Foundational economic ideas that are known to be false 2

Economic ideas: An image of True and False written on a blackboard with False selected

Yet these economic ideas are still used as the basis for public policy.

This blog post identifies some and clarifies how we know they’re false.

This post is also part of a larger extended series of blog posts on banks and banking regulations, the lead post of which can be found via the link earlier in this sentence.

We know these economic ideas to be false, yet…

Economies are the aggregate of “rational agents” making decisions

The rationality postulate figures in every neoclassical economics model. The idea is that we make the best decision possible, to further our own interests, with the information we have available to us.

This means acting with good reasons, with as much information as we have access to, for our desired outcomes.

The problem is, in 2017, Richard Thaler was awarded the Nobel Prize in Economic Science for his work in integrating economics with psychology, where he demonstrated that people make economic decisions based on “limited rationality”.

This idea is something we know to not be true, yet economists still assume it is true and use it in their models and when drafting public policy.

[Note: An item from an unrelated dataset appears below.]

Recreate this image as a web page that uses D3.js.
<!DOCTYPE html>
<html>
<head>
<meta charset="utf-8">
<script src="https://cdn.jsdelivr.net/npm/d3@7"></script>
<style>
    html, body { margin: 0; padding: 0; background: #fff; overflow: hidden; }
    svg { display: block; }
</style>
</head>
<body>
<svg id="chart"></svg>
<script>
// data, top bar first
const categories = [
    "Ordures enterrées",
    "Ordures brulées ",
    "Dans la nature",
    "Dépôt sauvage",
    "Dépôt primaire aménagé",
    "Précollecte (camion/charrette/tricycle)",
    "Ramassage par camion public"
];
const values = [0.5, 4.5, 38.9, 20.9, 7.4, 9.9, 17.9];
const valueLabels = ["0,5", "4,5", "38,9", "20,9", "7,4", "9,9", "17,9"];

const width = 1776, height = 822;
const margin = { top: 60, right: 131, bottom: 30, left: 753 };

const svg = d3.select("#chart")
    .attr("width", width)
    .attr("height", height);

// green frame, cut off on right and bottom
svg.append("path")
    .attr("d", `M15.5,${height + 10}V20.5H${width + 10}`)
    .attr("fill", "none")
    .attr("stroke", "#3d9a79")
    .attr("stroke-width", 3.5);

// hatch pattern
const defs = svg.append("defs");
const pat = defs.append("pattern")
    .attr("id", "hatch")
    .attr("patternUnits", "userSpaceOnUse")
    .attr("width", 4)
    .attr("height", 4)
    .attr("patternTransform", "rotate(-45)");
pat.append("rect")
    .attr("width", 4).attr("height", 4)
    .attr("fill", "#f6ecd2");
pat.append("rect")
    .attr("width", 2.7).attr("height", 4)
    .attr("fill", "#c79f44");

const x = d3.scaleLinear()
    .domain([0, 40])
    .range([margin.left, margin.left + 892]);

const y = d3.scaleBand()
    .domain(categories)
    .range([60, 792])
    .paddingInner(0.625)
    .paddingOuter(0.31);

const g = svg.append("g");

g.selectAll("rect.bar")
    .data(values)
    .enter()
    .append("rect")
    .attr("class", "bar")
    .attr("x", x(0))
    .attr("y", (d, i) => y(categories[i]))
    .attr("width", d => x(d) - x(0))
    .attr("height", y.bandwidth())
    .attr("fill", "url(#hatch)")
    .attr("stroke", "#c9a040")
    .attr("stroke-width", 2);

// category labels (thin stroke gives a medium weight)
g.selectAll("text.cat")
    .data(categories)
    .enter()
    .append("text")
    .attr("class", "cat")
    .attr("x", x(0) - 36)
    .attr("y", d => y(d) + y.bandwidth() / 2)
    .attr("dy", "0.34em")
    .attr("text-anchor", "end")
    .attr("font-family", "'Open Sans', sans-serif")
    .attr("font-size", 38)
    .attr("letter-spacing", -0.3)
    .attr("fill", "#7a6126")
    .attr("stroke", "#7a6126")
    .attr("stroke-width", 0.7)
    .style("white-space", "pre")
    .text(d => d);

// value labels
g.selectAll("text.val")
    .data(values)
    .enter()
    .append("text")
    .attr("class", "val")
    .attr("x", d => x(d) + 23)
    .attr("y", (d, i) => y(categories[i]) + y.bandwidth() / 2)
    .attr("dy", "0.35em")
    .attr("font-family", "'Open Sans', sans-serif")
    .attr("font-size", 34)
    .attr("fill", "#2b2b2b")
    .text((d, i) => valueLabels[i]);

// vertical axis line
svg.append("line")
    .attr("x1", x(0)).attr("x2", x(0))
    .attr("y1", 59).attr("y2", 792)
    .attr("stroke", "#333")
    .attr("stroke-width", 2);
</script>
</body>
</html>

There is a Non Accelerating Inflation Rate of Unemployment

This is called the NAIRU. The idea is that if unemployment drops too low, inflation is inevitable, is created as a result of unemployment being too low.

How do we know it’s not true? By watching inflation since the mid-1980s and observing that this just isn’t true.

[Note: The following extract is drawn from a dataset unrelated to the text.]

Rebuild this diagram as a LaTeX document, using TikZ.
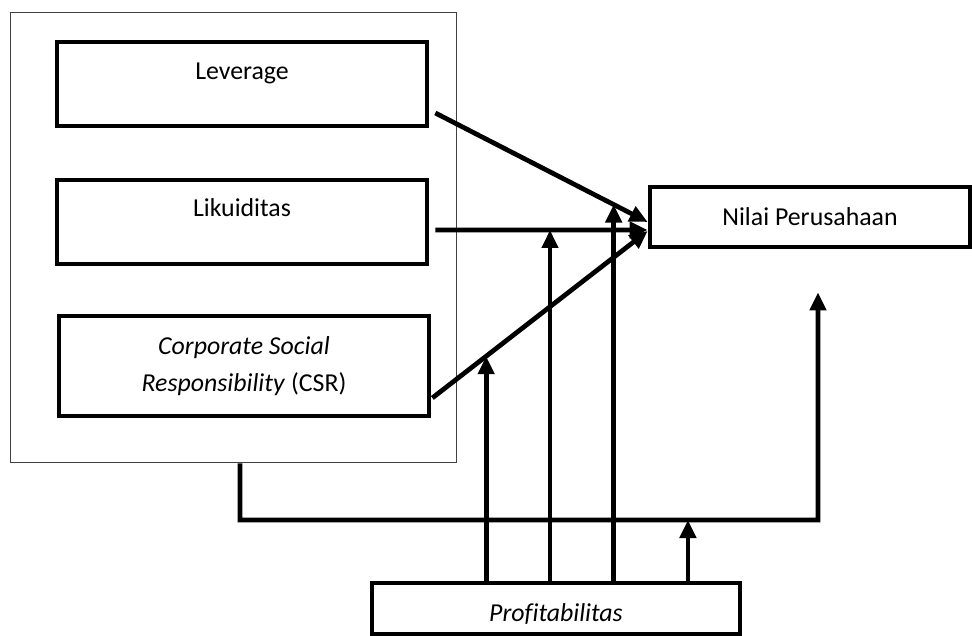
\documentclass[tikz,border=0pt]{standalone}
\usepackage{fontspec}
\setmainfont{Carlito}[Ligatures=CommonOff]
\usetikzlibrary{arrows.meta}
\tikzstyle{frame} = [rectangle, draw=black!75, line width=0.02cm, minimum width=8.94cm, minimum height=9.02cm]
\tikzstyle{varbox} = [rectangle, draw=black, line width=0.095cm, minimum width=7.4cm, align=center, font=\fontsize{14.7pt}{21pt}\selectfont]
\tikzstyle{topbox} = [varbox, inner ysep=0pt, text height=0.74cm, text depth=0.94cm]
\tikzstyle{arrow} = [line width=0.095cm, ->, >={Triangle[length=0.36cm, width=0.32cm]}]
\begin{document}
\begin{tikzpicture}[x=0.02cm, y=-0.02cm, node distance=2.76cm]
    \useasboundingbox (0,0) rectangle (972,635);
    \node [frame]													(group)		at (233.5,237.5) {};
    \node [topbox]													(lev)		at (242,84) {Leverage};
    \node [topbox, below of=lev]									(liku)		{Likuiditas};
    \node [varbox, below of=liku, yshift=-0.12cm, xshift=0.04cm, minimum height=2cm]	(csr)	{\textit{Corporate Social}\\\textit{Responsibility} (CSR)};
    \node [varbox, minimum width=6.4cm, minimum height=1.2cm]		(nilai)		at (810,217) {Nilai Perusahaan};
    \node [varbox, minimum width=7.36cm, inner ysep=0pt, text height=0.76cm, text depth=0.26cm]	(prof)	at (556,608.5) {\textit{Profitabilitas}};
    \coordinate (floor) at (818,520);

    \draw [arrow] ([xshift=0.12cm, yshift=-0.58cm]lev.east) -- coordinate[pos=0.84] (levcut) ([yshift=-0.1cm]nilai.west);
    \draw [arrow] ([xshift=0.12cm, yshift=-0.16cm]liku.east) -- coordinate[pos=0.54] (likucut) ([yshift=-0.26cm]nilai.west);
    \draw [arrow] ([xshift=0.02cm, yshift=-0.64cm]csr.east) -- coordinate[pos=0.25] (csrcut) ([yshift=-0.28cm]nilai.west);
    \draw [arrow] ([xshift=0.13cm]group.south) |- coordinate[pos=0.8875] (floorcut) (floor) -- ([xshift=0.16cm, yshift=-0.86cm]nilai.south);
    \draw [arrow] (prof.north -| csrcut) -- (csrcut);
    \draw [arrow] (prof.north -| likucut) -- (likucut);
    \draw [arrow] (prof.north -| levcut) -- (levcut);
    \draw [arrow] (prof.north -| floorcut) -- (floorcut);
\end{tikzpicture}
\end{document}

As explained in this paper: Time to Ditch the NAIRU.

But like other zombie ideas, it just doesn’t want to die.

National treasuries borrow from national central banks

When the central bank creates new money, out of thin air, that the national treasury then borrows, who are they borrowing from?

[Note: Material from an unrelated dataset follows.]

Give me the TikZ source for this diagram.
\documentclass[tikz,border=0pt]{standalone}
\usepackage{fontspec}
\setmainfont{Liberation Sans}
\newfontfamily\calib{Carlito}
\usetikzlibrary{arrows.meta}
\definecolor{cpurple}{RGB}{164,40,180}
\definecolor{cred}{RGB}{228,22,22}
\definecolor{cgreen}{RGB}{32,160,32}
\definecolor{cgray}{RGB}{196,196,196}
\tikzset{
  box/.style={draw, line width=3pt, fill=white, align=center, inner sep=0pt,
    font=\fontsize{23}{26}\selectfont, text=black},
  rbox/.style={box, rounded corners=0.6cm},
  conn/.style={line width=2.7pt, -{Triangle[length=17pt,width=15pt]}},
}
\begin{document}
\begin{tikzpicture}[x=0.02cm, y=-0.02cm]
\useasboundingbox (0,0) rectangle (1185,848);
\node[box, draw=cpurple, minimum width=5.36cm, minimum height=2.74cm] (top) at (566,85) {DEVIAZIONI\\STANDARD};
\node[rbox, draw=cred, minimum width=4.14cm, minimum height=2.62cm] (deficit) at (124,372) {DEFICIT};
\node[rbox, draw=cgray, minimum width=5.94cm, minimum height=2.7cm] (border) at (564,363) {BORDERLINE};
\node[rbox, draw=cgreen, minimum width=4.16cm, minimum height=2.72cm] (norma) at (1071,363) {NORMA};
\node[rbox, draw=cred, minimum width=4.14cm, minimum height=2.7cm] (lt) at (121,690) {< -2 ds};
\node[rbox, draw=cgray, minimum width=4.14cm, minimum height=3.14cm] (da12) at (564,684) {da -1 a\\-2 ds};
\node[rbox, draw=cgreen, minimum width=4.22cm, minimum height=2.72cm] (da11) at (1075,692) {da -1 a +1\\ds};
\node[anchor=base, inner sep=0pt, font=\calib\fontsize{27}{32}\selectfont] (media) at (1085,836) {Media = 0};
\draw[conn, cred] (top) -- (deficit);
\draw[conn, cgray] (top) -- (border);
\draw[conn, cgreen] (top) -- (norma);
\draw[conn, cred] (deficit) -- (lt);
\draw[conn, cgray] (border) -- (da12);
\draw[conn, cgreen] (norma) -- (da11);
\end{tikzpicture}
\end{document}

Perhaps the question is better stated if government department A (the central bank) creates money and deposits it into the account of government department B (the treasury), why do we call it borrowing?

Both the central bank and the treasury are part of the same government, and yes, I know central banks are this weird hybrid of a government agency that is owned by banks, and there is an idea that central banks are independent, but central bank independence is what the national legislatures say so in the laws governing the operation of the central bank. In this regard, they’re no different from any other government agency.

So when national treasuries borrow from national central banks, the nation creates money it then loans to itself.

This is as if my right pocket loaned money to my left pocket. I’m making the loan to myself.

Yet the language we use around this implies that currency-issuing governments do in fact borrow the currency they issue, which they don’t.

Banks loan out deposits and are financial intermediaries

Humans have been banking now for about 5,000 years, and there are still competing ideas of how banks fund bank loans. People believe ideas about where banks get the money without actually bothering to find out. Which is weird.

Finally, in 2014, a Professor of Banking and Finance named Richard A. Werner ran an experiment to find out. Which should bring this discussion to and end, but doesn’t.

There is an idea floating around that banks are financial intermediaries. That banks get money from depositors and loan it out to borrowers. We now definitively know this idea is false.

There is another idea of “fractional reserve banking”, where new money is created within the banking system, and the ability of an individual bank to loan out money depends on the amount of reserves they have on deposits. We now definitively know this idea is false.

The final idea, what we now definitively know to be the correct idea, is that banks create money out of thin air when they make loans, without caring if they have sufficient reserves to support that loan, then they borrow needed reserves (from the central bank) after the fact to keep the reserve ratio in line with whatever banking regulation they need to meet.

So while it’s kind of wild to think that commercial banks create money out of thin air every time they loan out money, that is in fact what happens. The money doesn’t “come from” anywhere. It just “magically” appears in a deposit account which is made available to the borrower.

And many economists don’t seem to know this.